Goldhagen examines the management practices within the so-called "work camps," where prisoners were at least nominally expected to perform labor useful to the Reich. Non-Jewish prisoners often did so and were valued accordingly. The work camp at Mauthausen produced armaments that by the autumn of 1943 were vital to the German war effort, and so by November-December of that year the camp's monthly mortality rate for all non-Jewish prisoners had dropped to below three percent. The monthly mortality rate for Jewish prisoners during the same period was 100 percent.
Goldhagen closes his fiery indictment with an immensely valuable examination of the schizophrenic forced marches inflicted upon camp inmates in the closing days of the war. He again finds overwhelming evidence of vile behavior practiced programmatically by everyday Germans, behavior that was in many cases not directed from any higher authority, behavior that can only be called, in the argot of the social sciences, "voluntarism": With the Red Army only a few kilometers away and in the absence of any direction from a superior military authority, ordinary Germans marched helpless Jews around the countryside for no visible reason whatsoever until the Jews died.

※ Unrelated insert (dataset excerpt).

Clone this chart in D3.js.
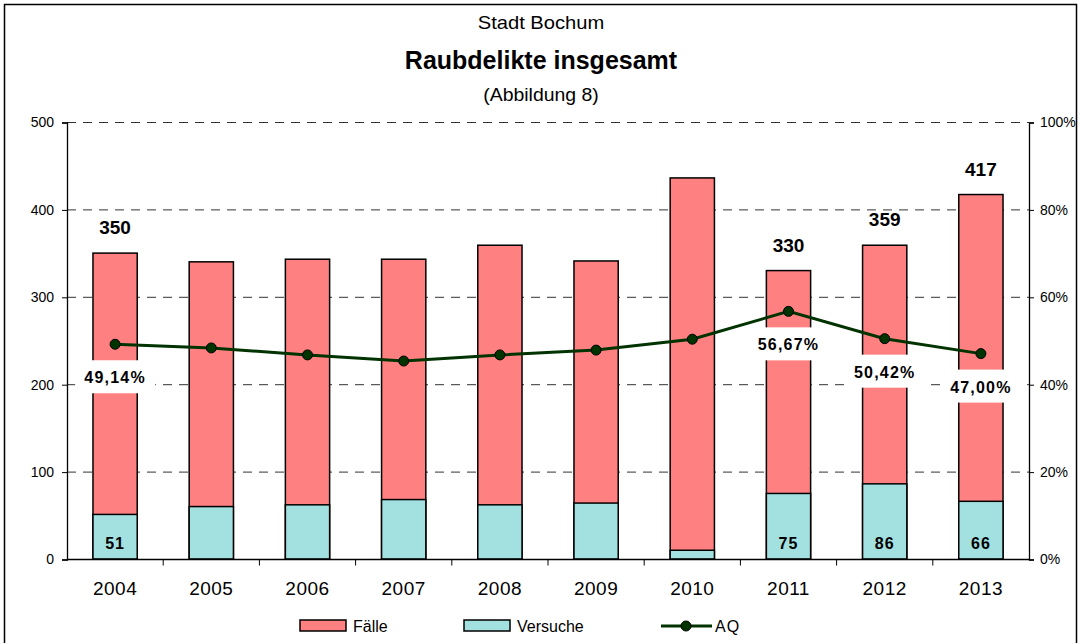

Goldhagen's book is not perfect. For the acknowledged purpose of delimiting his argument (and to keep his manuscript at a manageable length), he does not discuss in detail the antisemitism or barbarous behavior of the many non-German national groups who tripped over one another in their rush to join the killing. That list is long, and ranges from Slavic military auxiliaries who slaughtered Jews despite the fact that they themselves were regarded by Germans as "subhuman" to those elements of French society that shamefully collaborated in the collection and deportation of French Jews. His focus leads him to treat the odious antisemitism of central Europe, a feature of that region's society for centuries before the Nazis, as an largely German phenomenon, and doubtless he will be hard-used by critics as a result.
Goldhagen is quite correct in asserting, however, that only in Germany did this hallucinatory mass antisemitism become sufficiently ingrained in the body of the population so as to constitute the foundations of a large-scale and obviously popular program of political action by the national government. The lethal litany of anti-Jewish laws and public pronouncements that characterized Nazi governance during the 1930s--a period often overshadowed by the horrors that followed--were enthusiastically adopted by the mass of the German people. Goldhagen calls the attendant just-short-of-murderous mindset "eliminationist antisemitism," and points out that had the Germans not killed a single Jew after 1939 their government of the 1930s would nonetheless be remembered as the most antisemitic in history. Following the onset of war and the invasion of the Soviet Union, this eliminationist antisemitism became exterminatory antisemitism, with dolorous consequences that still reverberate a half-century later.
This is a book that demands and will receive the attention of the scholarly community. Goldhagen's aim is simple enough. He asks his colleagues to drop their tortured explanations intended to exculpate the mass of the German people and instead to simply "believe the evidence of their own senses." One wonders if they will.